Quote:
Originally Posted by robert44444uk
This is really aimed at Robert G.
Does your program lookfor dodecas either side one less n and one greater n  for example if I am searching for 59, isnt that going to overlap with 58 and 60? Shoudl we not be tailoring appropriately, though looking only at k between, in this instance, 2^58 and 2^59, when searching for 59's?
Regards
Robert Smith

My program will print k n if and only if (k,n) and (k,n+1) is an octoproth. It isn't possible to look for (k,n1) and (k,n) octoproths so we couldn't double the speed of the program because n1,n and n,n+1 doesn't generate the same remainder classes and we are searching in remainder classes.
Here it is a small description of the algorithm.
We are searching in remainder classes this is "g" in the program, we are searching for k, where k==g mod step, here step is the product of the first x primes. We define g as "good" if all twelve numbers are relative prime to step, i.e. they aren't divisible by the first x primes ( otherwise not all numbers are primes!). If "g" is good then we are making a classic sieve on these numbers! We are sieving up to 32000 ( in octoproth up to 10^5, because there are only eight numbers ), we have to cancel out k from the sieve if q divides one numbers from the twelve numbers ( here q<32000 ), see one case: k*2^n+1==0 mod q
and also note that k==g mod step. Rewriting the first equation:
k==(1/2)^n mod q, where 1/2 is the multiplicative inverse of 2 modulo q.
So we have to solve k==(1/2)^n mod q and k==g mod step. This is a linear congurence system, it is easy to solve, note that gcd(q,step)=1, because q is greater than the x. prime number. The solution is a class modulo q*step ( because gcd(q,step)=1 ).

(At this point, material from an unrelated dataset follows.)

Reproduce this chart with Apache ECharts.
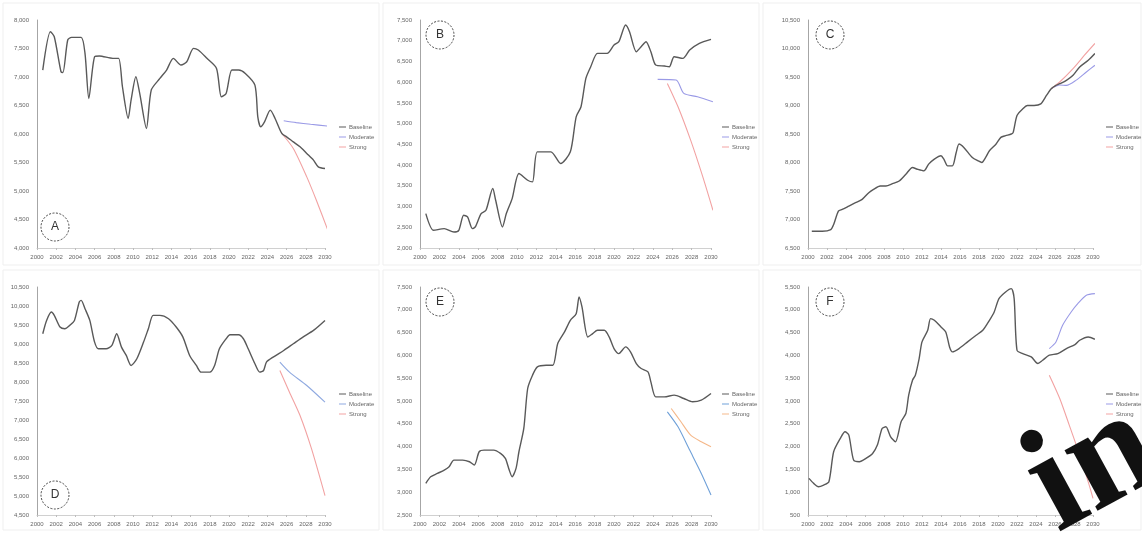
<!DOCTYPE html>
<html><head><meta charset="utf-8">
<script src="https://cdn.jsdelivr.net/npm/echarts@6/dist/echarts.min.js"></script>
<style>html,body{margin:0;padding:0;background:#fff}#c{width:1142px;height:533px}</style>
</head><body><div id="c"></div>
<script>
// ---------- data ----------
const panelLetters = ['A','B','C','D','E','F'];
const legendNames = ['Baseline','Moderate','Strong'];
const yMin = [4000, 2000, 6500, 4500, 2500, 500];
const yMax = [8000, 7500, 10500, 10500, 7500, 5500];
const yStep = 500;
const xStart = 2000, xEnd = 2030, xStep = 2;

const aBase = [[2000.6,7122],[2001.4,7795],[2001.8,7707],[2002.5,7092],[2002.7,7080],[2003.2,7649],[2003.6,7696],[2004.6,7696],[2005.0,7415],[2005.4,6624],[2006.0,7356],[2006.5,7368],[2007.9,7327],[2008.5,7327],[2008.9,6829],[2009.5,6273],[2009.8,6595],[2010.3,7005],[2010.7,6712],[2011.4,6097],[2011.9,6770],[2012.8,6975],[2013.5,7122],[2014.2,7327],[2015.0,7210],[2015.6,7268],[2016.3,7502],[2016.8,7473],[2017.7,7327],[2018.7,7151],[2019.2,6653],[2019.7,6712],[2020.3,7122],[2021.0,7122],[2021.7,7063],[2022.7,6858],[2023.0,6302],[2023.3,6126],[2023.7,6214],[2024.3,6419],[2024.8,6273],[2025.5,6009],[2026.0,5950],[2026.7,5862],[2027.4,5775],[2028.1,5658],[2028.8,5541],[2029.3,5424],[2030.0,5394]];
const aMod = [[2025.7,6232],[2027.0,6200],[2028.5,6170],[2030.3,6138]];
const aStrong = [[2025.5,6009],[2026.7,5746],[2028.1,5248],[2029.1,4838],[2030.3,4310]];

const bBase = [[2000.6,2830],[2001.4,2427],[2002.5,2468],[2003.5,2387],[2004.0,2427],[2004.5,2790],[2004.9,2750],[2005.4,2468],[2005.7,2508],[2006.3,2830],[2006.8,2910],[2007.5,3434],[2007.8,3152],[2008.5,2508],[2008.9,2830],[2009.5,3192],[2010.2,3796],[2011.1,3635],[2011.6,3595],[2012.1,4320],[2013.5,4320],[2014.5,4038],[2015.5,4320],[2016.1,5165],[2016.6,5407],[2017.1,6091],[2017.6,6373],[2018.3,6695],[2019.3,6695],[2020.0,6896],[2020.5,6977],[2021.2,7379],[2021.6,7218],[2022.3,6735],[2022.8,6856],[2023.3,6977],[2023.8,6735],[2024.3,6413],[2025.2,6389],[2025.7,6373],[2026.2,6614],[2027.1,6574],[2027.8,6775],[2028.8,6936],[2030.0,7033]];
const bMod = [[2024.5,6067],[2026.4,6051],[2027.2,5729],[2028.6,5648],[2030.2,5527]];
const bStrong = [[2025.5,5970],[2026.6,5407],[2027.9,4601],[2029.1,3756],[2030.2,2910]];

const cBase = [[2000.4,6794],[2001.5,6794],[2002.4,6824],[2002.7,6912],[2003.2,7147],[2003.6,7176],[2004.3,7235],[2005.0,7294],[2005.7,7353],[2006.4,7471],[2006.9,7529],[2007.6,7588],[2008.2,7588],[2008.9,7629],[2009.6,7676],[2010.3,7794],[2011.0,7912],[2011.5,7882],[2012.2,7853],[2012.7,7971],[2013.3,8059],[2014.0,8118],[2014.3,8059],[2014.7,7941],[2015.2,7941],[2015.6,8176],[2015.9,8324],[2016.4,8265],[2017.3,8088],[2017.9,8029],[2018.3,8000],[2018.7,8088],[2019.1,8206],[2019.8,8324],[2020.3,8441],[2020.8,8471],[2021.4,8500],[2021.6,8529],[2022.0,8824],[2022.6,8941],[2023.1,9000],[2023.8,9000],[2024.5,9029],[2025.1,9176],[2025.6,9294],[2026.1,9353],[2026.5,9382],[2027.2,9441],[2027.9,9529],[2028.6,9676],[2029.5,9794],[2030.2,9912]];
const cMod = [[2025.6,9294],[2026.5,9360],[2027.2,9353],[2028.2,9441],[2029.3,9588],[2030.2,9706]];
const cStrong = [[2025.6,9294],[2026.5,9412],[2027.9,9647],[2029.1,9882],[2030.2,10088]];

const dBase = [[2000.6,9270],[2001.0,9621],[2001.5,9841],[2001.8,9753],[2002.4,9446],[2002.9,9402],[2003.4,9490],[2003.9,9621],[2004.4,10105],[2004.6,10149],[2005.0,9929],[2005.5,9621],[2006.0,9050],[2006.4,8874],[2007.2,8874],[2007.8,8962],[2008.3,9270],[2008.8,8918],[2009.3,8699],[2009.8,8435],[2010.4,8611],[2011.1,9050],[2011.6,9402],[2012.1,9753],[2012.8,9753],[2013.7,9665],[2014.5,9446],[2015.2,9182],[2015.9,8699],[2016.6,8435],[2017.1,8259],[2018.0,8259],[2018.5,8435],[2019.0,8874],[2019.7,9138],[2020.1,9244],[2021.0,9244],[2021.5,9138],[2022.0,8874],[2022.7,8479],[2023.2,8259],[2023.6,8303],[2023.9,8523],[2024.6,8655],[2025.7,8830],[2026.7,9006],[2027.7,9182],[2028.8,9358],[2030.0,9621]];
const dMod = [[2025.3,8523],[2026.3,8259],[2028.1,7908],[2030.0,7469]];
const dStrong = [[2025.3,8303],[2026.3,7732],[2027.4,7117],[2028.6,6238],[2030.0,5008]];

const eBase = [[2000.6,3193],[2001.1,3339],[2001.8,3412],[2002.5,3485],[2003.0,3558],[2003.5,3704],[2004.4,3704],[2005.1,3668],[2005.6,3595],[2006.1,3887],[2006.6,3923],[2007.6,3923],[2008.3,3850],[2008.8,3741],[2009.2,3485],[2009.5,3339],[2009.9,3522],[2010.2,3887],[2010.7,4398],[2011.1,5274],[2011.6,5566],[2012.1,5748],[2013.0,5785],[2013.7,5785],[2014.2,6259],[2014.9,6515],[2015.5,6770],[2016.1,6916],[2016.4,7281],[2016.7,7062],[2017.3,6405],[2017.8,6478],[2018.3,6551],[2019.0,6551],[2019.5,6405],[2020.0,6150],[2020.5,6040],[2021.2,6186],[2021.7,6077],[2022.3,5821],[2022.8,5712],[2023.5,5639],[2023.8,5420],[2024.3,5091],[2025.2,5091],[2026.2,5128],[2027.2,5055],[2028.1,4982],[2029.0,5018],[2030.0,5164]];
const eMod = [[2025.5,4763],[2026.6,4434],[2027.8,3923],[2029.0,3412],[2030.0,2938]];
const eStrong = [[2025.9,4836],[2026.9,4544],[2027.9,4252],[2029.0,4106],[2030.0,3996]];

const fBase = [[2000.1,1303],[2000.6,1193],[2001.1,1120],[2001.65,1157],[2002.2,1230],[2002.7,1887],[2003.4,2179],[2003.9,2325],[2004.3,2252],[2004.8,1704],[2005.4,1668],[2006.1,1741],[2006.8,1850],[2007.3,2033],[2007.8,2398],[2008.2,2434],[2008.7,2215],[2009.2,2106],[2009.8,2544],[2010.3,2726],[2010.6,3128],[2011.0,3456],[2011.3,3566],[2011.7,3931],[2012.0,4296],[2012.6,4551],[2012.9,4807],[2013.3,4770],[2014.0,4624],[2014.5,4515],[2014.9,4186],[2015.2,4077],[2015.9,4150],[2016.8,4296],[2017.7,4442],[2018.4,4551],[2019.1,4770],[2019.6,4953],[2020.1,5245],[2020.8,5391],[2021.4,5464],[2021.7,5245],[2022.0,4113],[2022.6,4040],[2023.5,3967],[2024.2,3821],[2024.7,3894],[2025.4,4004],[2026.3,4040],[2027.2,4150],[2028.1,4237],[2028.6,4332],[2029.5,4405],[2030.2,4354]];
const fMod = [[2025.4,4150],[2026.1,4296],[2026.8,4661],[2027.7,4953],[2028.4,5135],[2029.3,5318],[2030.2,5354]];
const fStrong = [[2025.4,3566],[2026.5,3055],[2027.5,2471],[2028.6,1814],[2029.6,1157],[2030.0,865]];

const panelSeries = [
  [aBase, aMod, aStrong],
  [bBase, bMod, bStrong],
  [cBase, cMod, cStrong],
  [dBase, dMod, dStrong],
  [eBase, eMod, eStrong],
  [fBase, fMod, fStrong]
];

// ---------- layout / style ----------
const grids = [
  {left: 37,  top: 20,  width: 288, height: 228},
  {left: 420, top: 20,  width: 291, height: 228},
  {left: 808, top: 20,  width: 285, height: 228},
  {left: 37,  top: 287, width: 288, height: 228},
  {left: 420, top: 287, width: 291, height: 228},
  {left: 808, top: 287, width: 285, height: 228}
];
const legendPos = [
  {left: 334, top: 119}, {left: 717, top: 119}, {left: 1101, top: 119},
  {left: 334, top: 386}, {left: 717, top: 386}, {left: 1101, top: 386}
];
const circlePos = [[55,227],[440,35],[830,35],[55,495],[440,302],[830,302]];
const panelColors = [
  ['#595959','#9a9ae6','#f2a2a2'],
  ['#595959','#9a9ae6','#f2a2a2'],
  ['#595959','#9a9ae6','#f2a2a2'],
  ['#595959','#8fa9e0','#f2a2a2'],
  ['#595959','#6fa0d8','#f5b88a'],
  ['#595959','#9a9ae6','#f2a2a2']
];

const fmt = v => v.toLocaleString('en-US');
const option = {
  animation: false,
  backgroundColor: '#fff',
  textStyle: {fontFamily: 'Liberation Sans, Arial, sans-serif'},
  grid: grids.map(g => Object.assign({containLabel: false}, g)),
  xAxis: grids.map((g, i) => ({
    type: 'value', gridIndex: i, min: xStart, max: xEnd, interval: xStep,
    axisLine: {show: true, lineStyle: {color: '#d0d0d0', width: 1}},
    axisTick: {show: true, length: 2, lineStyle: {color: '#bdbdbd'}},
    splitLine: {show: false},
    axisLabel: {fontSize: 6, color: '#666', margin: 6, formatter: v => String(v)}
  })),
  yAxis: grids.map((g, i) => ({
    type: 'value', gridIndex: i, min: yMin[i], max: yMax[i], interval: yStep,
    axisLine: {show: true, lineStyle: {color: '#a6a6a6', width: 1}},
    axisTick: {show: false},
    splitLine: {show: false},
    axisLabel: {fontSize: 6, color: '#666', margin: 8, formatter: fmt}
  })),
  legend: grids.map((g, i) => Object.assign({
    orient: 'vertical', itemWidth: 7, itemHeight: 1, itemGap: 4,
    icon: 'rect',
    textStyle: {fontSize: 6, color: '#666', padding: [0,0,0,-2]},
    data: legendNames.map(n => panelLetters[i] + '|' + n),
    formatter: n => n.split('|')[1],
    selectedMode: false
  }, legendPos[i])),
  series: []
};
panelSeries.forEach((arr, i) => {
  arr.forEach((d, k) => {
    option.series.push({
      type: 'line', name: panelLetters[i] + '|' + legendNames[k],
      xAxisIndex: i, yAxisIndex: i, data: d,
      showSymbol: false, smooth: 0.25,
      lineStyle: {color: panelColors[i][k], width: k === 0 ? 1.4 : 1.1},
      itemStyle: {color: panelColors[i][k]},
      z: k === 0 ? 3 : 2
    });
  });
});

const graphics = [];
// faint panel frames
[[3,3,376,262],[383,3,376,262],[763,3,378,262],[3,270,376,260],[383,270,376,260],[763,270,378,260]].forEach(r => {
  graphics.push({type: 'rect', shape: {x: r[0], y: r[1], width: r[2], height: r[3]},
    style: {fill: 'none', stroke: '#efefef', lineWidth: 1}, z: 0});
});
circlePos.forEach((p, i) => {
  graphics.push({type: 'circle', shape: {cx: p[0], cy: p[1], r: 14},
    style: {fill: '#fff', stroke: '#444', lineWidth: 1, lineDash: [2, 1.5]}, z: 10});
  graphics.push({type: 'text', x: p[0], y: p[1],
    style: {text: panelLetters[i], fontSize: 12, fill: '#333', align: 'center', verticalAlign: 'middle',
      fontFamily: 'Liberation Sans, Arial'}, z: 11});
});
// watermark fragment
graphics.push({type: 'text', x: 1003, y: 433, rotation: 0.5,
  style: {text: 'in', fontSize: 150, fontWeight: 'bold', fill: '#111', fontFamily: 'Liberation Serif, DejaVu Serif, serif',
    align: 'left', verticalAlign: 'top'}, z: 20});
option.graphic = graphics;

const chart = echarts.init(document.getElementById('c'), null, {renderer: 'canvas'});
chart.setOption(option);
</script>
</body></html>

But we are now searching only in k==g mod step remainder class, it means that we have to cancel out every qth number from the table ( we have to do this for all twelve numbers ). If we are done all prime numbers up to 32000, then we are searching for survivors and for these numbers we make a 3prp checking. If all numbers are 3prp, then we have found a dodecaproth candidate.
Ps. But it is possible to find hexadecaproth by the program, but it isn't very efficient for this.